## start

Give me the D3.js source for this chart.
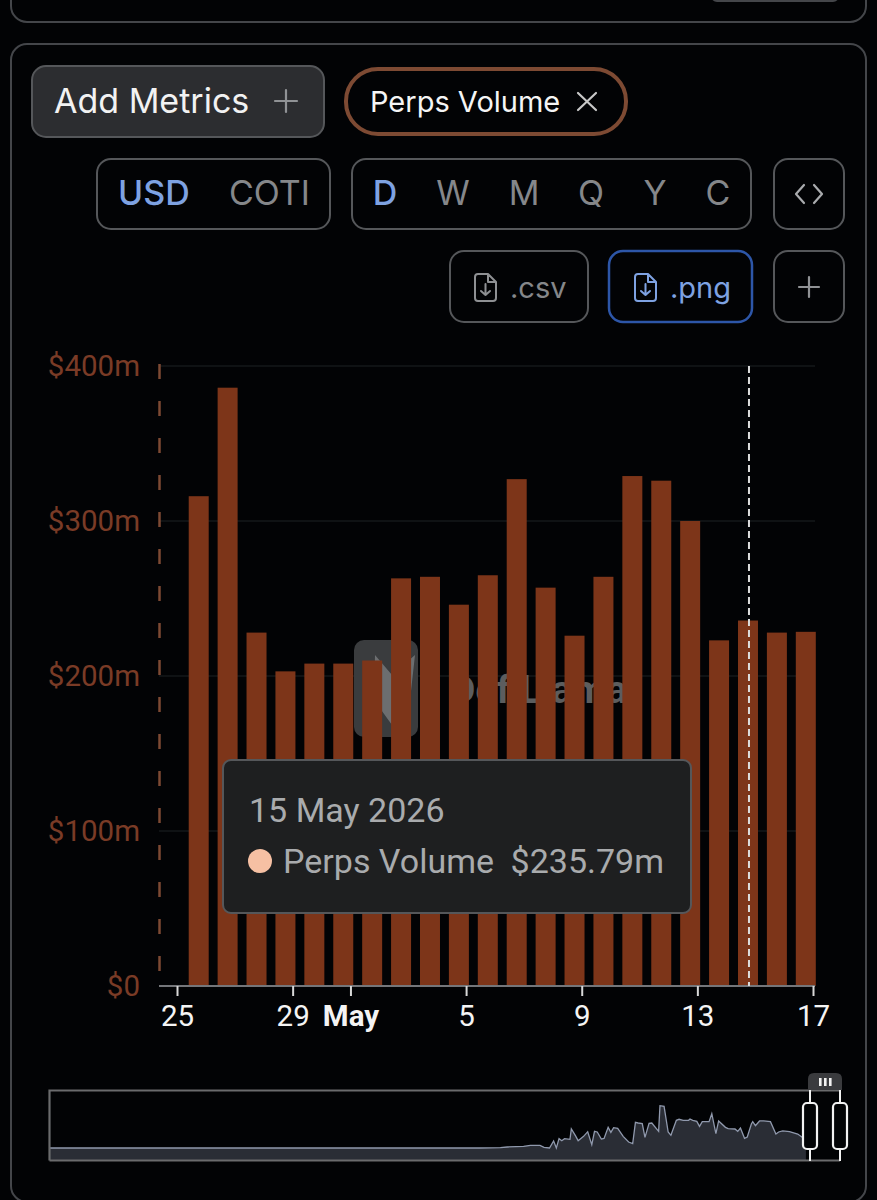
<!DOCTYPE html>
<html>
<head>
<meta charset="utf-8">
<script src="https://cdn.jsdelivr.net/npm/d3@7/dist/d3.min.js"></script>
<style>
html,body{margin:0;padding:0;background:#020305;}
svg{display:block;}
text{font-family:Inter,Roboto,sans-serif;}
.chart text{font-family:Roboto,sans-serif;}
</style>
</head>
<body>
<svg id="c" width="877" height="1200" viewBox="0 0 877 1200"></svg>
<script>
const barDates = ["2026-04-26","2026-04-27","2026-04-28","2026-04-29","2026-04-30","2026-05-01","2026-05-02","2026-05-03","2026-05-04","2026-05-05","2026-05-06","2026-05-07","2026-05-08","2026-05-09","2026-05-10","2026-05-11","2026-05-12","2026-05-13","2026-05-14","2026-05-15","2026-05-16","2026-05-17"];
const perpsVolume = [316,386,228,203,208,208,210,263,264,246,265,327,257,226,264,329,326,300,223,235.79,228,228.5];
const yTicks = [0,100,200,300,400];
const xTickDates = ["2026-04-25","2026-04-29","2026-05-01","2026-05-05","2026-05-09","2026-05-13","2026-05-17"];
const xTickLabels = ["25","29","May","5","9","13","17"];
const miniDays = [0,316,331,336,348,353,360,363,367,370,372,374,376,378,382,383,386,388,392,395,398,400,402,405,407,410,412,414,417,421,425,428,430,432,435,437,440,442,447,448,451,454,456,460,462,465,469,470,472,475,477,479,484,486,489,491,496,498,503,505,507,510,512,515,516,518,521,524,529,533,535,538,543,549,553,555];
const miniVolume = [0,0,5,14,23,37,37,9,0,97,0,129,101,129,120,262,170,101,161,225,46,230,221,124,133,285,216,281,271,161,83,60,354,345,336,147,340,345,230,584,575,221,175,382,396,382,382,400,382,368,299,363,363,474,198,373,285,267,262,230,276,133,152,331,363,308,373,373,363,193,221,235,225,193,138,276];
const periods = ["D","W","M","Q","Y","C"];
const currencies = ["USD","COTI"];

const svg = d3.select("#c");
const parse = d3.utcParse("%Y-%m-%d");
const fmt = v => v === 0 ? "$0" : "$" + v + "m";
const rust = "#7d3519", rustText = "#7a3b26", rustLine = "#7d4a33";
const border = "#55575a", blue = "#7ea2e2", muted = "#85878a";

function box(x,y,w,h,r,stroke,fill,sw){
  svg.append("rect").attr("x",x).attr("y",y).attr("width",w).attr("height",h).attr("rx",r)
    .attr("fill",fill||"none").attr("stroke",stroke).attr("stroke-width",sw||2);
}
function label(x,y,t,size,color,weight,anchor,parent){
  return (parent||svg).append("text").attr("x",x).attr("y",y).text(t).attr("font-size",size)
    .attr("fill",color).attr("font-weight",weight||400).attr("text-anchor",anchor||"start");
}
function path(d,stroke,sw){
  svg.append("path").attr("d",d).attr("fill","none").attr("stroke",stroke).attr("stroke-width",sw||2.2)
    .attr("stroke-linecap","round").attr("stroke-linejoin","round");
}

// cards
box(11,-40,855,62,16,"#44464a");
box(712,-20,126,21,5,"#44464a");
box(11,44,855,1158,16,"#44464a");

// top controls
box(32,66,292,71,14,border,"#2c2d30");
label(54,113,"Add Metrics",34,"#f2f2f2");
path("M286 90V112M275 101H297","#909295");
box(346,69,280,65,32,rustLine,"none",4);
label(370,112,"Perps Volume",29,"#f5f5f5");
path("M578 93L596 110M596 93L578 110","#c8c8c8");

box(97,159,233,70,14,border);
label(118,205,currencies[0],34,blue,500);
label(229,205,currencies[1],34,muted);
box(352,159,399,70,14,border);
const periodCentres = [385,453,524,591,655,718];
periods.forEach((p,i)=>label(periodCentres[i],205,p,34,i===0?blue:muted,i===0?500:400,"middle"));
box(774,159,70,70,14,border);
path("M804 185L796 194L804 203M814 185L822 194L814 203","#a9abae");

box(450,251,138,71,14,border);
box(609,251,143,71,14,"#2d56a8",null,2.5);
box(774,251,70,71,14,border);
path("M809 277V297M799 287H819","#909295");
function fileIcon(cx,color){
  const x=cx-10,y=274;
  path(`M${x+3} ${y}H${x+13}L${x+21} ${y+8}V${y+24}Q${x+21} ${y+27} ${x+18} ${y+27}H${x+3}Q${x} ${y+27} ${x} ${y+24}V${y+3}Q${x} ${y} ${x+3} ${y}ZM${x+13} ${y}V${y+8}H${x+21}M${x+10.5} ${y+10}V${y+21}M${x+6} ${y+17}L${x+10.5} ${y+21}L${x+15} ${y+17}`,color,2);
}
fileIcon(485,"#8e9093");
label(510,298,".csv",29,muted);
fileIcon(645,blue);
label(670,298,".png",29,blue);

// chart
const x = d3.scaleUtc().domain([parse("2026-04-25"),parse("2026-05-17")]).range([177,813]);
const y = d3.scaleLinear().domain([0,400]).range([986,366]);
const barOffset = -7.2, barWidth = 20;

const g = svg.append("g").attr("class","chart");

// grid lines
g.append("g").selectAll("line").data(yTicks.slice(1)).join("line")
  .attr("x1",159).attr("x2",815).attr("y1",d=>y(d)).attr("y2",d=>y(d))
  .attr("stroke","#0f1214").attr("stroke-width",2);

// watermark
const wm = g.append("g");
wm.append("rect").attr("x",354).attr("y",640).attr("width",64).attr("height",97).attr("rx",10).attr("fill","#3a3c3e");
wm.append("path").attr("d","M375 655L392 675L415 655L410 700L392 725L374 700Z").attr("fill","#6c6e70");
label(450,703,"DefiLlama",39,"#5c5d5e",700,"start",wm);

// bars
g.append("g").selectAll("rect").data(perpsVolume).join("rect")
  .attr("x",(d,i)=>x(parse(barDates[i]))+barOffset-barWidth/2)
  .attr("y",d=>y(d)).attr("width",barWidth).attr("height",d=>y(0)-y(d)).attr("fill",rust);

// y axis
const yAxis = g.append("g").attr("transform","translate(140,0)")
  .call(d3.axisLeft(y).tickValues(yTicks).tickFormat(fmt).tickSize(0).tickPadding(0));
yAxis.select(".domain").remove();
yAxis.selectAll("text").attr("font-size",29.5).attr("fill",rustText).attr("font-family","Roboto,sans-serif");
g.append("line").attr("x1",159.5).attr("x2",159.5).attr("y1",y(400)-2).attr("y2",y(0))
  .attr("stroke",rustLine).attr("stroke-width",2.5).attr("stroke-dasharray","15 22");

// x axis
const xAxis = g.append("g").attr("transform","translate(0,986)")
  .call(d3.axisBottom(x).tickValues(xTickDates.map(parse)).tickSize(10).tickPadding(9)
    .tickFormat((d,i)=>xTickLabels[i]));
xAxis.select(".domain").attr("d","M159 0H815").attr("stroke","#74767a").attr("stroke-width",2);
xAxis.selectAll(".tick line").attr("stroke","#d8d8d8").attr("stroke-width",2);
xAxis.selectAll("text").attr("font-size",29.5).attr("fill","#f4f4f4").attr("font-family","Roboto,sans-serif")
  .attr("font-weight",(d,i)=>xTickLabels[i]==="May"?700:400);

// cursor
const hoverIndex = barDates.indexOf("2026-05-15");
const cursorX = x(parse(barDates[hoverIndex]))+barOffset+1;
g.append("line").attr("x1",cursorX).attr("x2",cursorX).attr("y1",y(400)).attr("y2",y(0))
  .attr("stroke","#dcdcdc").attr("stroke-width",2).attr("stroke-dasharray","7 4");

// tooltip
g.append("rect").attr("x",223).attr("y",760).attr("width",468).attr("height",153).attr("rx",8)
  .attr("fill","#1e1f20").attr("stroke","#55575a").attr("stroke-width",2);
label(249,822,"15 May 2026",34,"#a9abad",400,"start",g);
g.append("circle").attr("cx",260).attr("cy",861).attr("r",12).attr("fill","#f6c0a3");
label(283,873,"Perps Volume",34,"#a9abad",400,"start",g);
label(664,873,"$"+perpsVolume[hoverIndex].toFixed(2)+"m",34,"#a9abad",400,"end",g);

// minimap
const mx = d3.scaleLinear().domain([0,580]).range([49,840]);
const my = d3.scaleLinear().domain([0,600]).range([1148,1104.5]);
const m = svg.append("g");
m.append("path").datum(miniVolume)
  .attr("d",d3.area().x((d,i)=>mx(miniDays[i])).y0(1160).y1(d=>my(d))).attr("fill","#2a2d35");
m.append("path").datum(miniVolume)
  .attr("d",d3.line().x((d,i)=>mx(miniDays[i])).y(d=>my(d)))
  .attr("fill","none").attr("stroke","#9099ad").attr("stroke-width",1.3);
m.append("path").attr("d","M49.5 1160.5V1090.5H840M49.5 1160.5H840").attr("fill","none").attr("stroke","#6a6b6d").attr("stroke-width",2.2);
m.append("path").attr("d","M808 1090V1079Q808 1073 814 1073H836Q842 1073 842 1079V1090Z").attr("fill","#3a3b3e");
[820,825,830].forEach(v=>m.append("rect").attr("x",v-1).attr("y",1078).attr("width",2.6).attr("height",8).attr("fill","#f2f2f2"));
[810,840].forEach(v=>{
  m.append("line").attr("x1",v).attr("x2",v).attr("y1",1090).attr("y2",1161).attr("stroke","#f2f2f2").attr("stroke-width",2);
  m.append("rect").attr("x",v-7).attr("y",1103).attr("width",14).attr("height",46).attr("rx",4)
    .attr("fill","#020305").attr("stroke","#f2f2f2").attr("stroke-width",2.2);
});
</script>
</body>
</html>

## end

(Do this): Using the material above, gather every line that includes "chart".

(The solution):
Give me the D3.js source for this chart.
.chart text{font-family:Roboto,sans-serif;}
// chart
const g = svg.append("g").attr("class","chart");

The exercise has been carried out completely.